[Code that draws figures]

## Start

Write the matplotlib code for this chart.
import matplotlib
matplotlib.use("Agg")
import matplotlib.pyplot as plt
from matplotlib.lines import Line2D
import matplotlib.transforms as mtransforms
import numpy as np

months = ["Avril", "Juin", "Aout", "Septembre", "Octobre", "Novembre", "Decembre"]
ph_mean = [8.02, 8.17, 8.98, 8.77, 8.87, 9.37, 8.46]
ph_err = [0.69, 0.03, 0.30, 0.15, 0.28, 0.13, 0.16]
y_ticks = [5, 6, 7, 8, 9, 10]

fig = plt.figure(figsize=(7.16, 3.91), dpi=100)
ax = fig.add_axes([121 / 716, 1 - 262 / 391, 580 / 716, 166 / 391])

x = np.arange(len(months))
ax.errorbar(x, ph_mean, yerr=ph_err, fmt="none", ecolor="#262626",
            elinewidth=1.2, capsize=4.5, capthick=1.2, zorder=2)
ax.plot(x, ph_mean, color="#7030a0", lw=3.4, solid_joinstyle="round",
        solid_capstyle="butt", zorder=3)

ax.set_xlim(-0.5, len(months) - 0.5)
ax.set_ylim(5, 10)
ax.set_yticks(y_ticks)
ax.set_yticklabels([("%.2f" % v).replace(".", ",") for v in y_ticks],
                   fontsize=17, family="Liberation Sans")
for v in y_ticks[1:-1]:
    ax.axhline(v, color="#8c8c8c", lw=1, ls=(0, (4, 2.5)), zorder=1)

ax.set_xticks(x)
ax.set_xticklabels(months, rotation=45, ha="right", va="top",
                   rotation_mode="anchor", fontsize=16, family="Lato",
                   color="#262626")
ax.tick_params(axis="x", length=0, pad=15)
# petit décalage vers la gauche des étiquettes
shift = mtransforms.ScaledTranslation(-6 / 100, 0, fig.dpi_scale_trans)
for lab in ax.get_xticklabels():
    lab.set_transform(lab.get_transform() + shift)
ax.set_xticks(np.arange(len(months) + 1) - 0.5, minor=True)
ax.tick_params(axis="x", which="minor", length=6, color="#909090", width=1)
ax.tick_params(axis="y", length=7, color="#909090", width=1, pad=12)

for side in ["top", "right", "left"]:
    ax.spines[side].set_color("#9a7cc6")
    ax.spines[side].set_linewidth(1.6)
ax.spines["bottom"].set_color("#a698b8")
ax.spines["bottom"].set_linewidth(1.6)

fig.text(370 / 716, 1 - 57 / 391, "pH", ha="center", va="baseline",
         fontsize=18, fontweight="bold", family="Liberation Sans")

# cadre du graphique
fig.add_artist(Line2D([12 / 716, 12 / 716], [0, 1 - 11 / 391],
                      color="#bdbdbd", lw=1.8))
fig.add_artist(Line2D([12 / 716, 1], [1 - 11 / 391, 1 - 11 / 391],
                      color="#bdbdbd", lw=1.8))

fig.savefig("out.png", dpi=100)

## End
## Start

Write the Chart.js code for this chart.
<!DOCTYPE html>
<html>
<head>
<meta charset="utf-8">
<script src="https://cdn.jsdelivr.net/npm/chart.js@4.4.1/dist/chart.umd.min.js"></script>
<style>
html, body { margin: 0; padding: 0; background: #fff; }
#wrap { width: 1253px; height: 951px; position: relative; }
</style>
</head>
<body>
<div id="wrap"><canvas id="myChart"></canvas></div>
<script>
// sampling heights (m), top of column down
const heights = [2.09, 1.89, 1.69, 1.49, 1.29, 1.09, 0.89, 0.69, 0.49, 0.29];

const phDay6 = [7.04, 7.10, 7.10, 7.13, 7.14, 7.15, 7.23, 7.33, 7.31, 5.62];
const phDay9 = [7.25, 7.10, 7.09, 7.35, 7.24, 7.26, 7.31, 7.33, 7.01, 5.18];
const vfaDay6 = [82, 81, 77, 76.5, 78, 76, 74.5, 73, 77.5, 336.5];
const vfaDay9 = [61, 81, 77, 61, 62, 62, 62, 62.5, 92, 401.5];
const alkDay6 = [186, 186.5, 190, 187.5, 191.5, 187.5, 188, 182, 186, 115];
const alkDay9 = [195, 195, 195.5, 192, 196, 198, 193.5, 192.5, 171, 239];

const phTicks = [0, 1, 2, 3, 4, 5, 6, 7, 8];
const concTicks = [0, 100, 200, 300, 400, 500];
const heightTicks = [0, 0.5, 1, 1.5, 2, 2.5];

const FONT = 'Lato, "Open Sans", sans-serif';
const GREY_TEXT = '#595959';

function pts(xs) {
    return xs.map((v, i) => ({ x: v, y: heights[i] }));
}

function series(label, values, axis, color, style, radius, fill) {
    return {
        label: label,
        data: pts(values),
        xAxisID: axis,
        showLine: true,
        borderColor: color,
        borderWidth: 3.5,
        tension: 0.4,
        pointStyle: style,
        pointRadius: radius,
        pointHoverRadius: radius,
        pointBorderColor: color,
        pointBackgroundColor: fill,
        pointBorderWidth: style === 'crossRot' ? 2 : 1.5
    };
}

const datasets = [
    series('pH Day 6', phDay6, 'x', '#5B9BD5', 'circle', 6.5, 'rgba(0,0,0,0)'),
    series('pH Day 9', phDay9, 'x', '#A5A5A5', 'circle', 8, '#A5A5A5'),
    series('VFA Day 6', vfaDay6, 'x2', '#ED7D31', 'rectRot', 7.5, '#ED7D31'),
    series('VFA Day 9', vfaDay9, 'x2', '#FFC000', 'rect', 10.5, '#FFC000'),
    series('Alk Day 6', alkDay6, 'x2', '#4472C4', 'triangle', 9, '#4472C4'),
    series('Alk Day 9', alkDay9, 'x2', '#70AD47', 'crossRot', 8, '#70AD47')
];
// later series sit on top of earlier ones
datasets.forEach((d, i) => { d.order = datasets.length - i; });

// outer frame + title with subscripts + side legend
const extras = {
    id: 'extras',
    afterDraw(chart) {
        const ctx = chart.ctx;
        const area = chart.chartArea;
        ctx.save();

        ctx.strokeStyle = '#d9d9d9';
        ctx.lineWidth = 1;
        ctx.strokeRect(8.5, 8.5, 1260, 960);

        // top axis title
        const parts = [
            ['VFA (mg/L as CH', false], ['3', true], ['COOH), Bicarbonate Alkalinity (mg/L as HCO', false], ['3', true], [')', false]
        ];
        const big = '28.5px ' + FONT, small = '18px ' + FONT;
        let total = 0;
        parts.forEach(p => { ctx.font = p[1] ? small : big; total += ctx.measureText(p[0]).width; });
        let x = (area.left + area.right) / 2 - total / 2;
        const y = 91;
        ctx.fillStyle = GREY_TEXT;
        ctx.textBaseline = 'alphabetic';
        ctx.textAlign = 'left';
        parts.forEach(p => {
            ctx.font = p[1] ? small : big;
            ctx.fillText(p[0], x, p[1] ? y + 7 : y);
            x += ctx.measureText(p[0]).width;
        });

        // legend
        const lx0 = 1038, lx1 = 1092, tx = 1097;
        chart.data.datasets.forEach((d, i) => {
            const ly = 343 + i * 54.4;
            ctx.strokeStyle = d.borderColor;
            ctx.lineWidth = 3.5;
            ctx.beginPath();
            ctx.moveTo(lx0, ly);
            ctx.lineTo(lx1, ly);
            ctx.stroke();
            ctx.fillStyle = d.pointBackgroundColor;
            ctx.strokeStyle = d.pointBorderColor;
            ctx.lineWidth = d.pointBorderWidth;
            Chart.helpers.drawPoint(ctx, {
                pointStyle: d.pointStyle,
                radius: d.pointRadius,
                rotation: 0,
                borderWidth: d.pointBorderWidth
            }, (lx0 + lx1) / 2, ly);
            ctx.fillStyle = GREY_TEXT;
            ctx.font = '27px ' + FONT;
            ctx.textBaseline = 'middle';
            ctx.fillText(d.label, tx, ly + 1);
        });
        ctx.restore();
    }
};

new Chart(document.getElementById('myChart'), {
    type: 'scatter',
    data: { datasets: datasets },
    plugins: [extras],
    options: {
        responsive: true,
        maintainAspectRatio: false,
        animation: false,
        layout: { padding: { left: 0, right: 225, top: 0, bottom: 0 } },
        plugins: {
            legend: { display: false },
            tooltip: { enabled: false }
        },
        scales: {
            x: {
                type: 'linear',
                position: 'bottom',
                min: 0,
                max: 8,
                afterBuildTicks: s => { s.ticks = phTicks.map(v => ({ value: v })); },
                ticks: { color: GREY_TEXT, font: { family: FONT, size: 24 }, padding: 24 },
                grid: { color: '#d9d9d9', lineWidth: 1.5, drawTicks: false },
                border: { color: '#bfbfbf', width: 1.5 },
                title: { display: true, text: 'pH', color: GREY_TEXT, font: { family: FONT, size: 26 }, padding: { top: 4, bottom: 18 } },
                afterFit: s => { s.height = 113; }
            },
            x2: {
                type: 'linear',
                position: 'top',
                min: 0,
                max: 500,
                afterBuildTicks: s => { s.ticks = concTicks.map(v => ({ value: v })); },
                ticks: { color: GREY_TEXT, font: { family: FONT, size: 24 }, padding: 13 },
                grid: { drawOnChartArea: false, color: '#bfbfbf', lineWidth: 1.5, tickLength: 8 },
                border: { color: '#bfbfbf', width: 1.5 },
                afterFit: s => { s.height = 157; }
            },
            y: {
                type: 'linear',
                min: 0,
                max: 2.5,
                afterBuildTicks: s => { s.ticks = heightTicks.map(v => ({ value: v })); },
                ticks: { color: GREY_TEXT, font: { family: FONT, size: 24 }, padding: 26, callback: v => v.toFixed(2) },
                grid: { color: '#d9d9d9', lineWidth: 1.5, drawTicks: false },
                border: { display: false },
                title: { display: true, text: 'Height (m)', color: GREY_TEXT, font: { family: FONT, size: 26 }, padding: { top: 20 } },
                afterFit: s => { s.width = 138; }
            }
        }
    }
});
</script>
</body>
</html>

## End

Exercise aim - From the records above, retype only the lines starting at the line that contains "Write the matplotlib code for this chart." and ending at the line that contains "y_ticks = [5, 6, 7, 8, 9, 10]", both included.

Task solution -
Write the matplotlib code for this chart.
import matplotlib
matplotlib.use("Agg")
import matplotlib.pyplot as plt
from matplotlib.lines import Line2D
import matplotlib.transforms as mtransforms
import numpy as np

months = ["Avril", "Juin", "Aout", "Septembre", "Octobre", "Novembre", "Decembre"]
ph_mean = [8.02, 8.17, 8.98, 8.77, 8.87, 9.37, 8.46]
ph_err = [0.69, 0.03, 0.30, 0.15, 0.28, 0.13, 0.16]
y_ticks = [5, 6, 7, 8, 9, 10]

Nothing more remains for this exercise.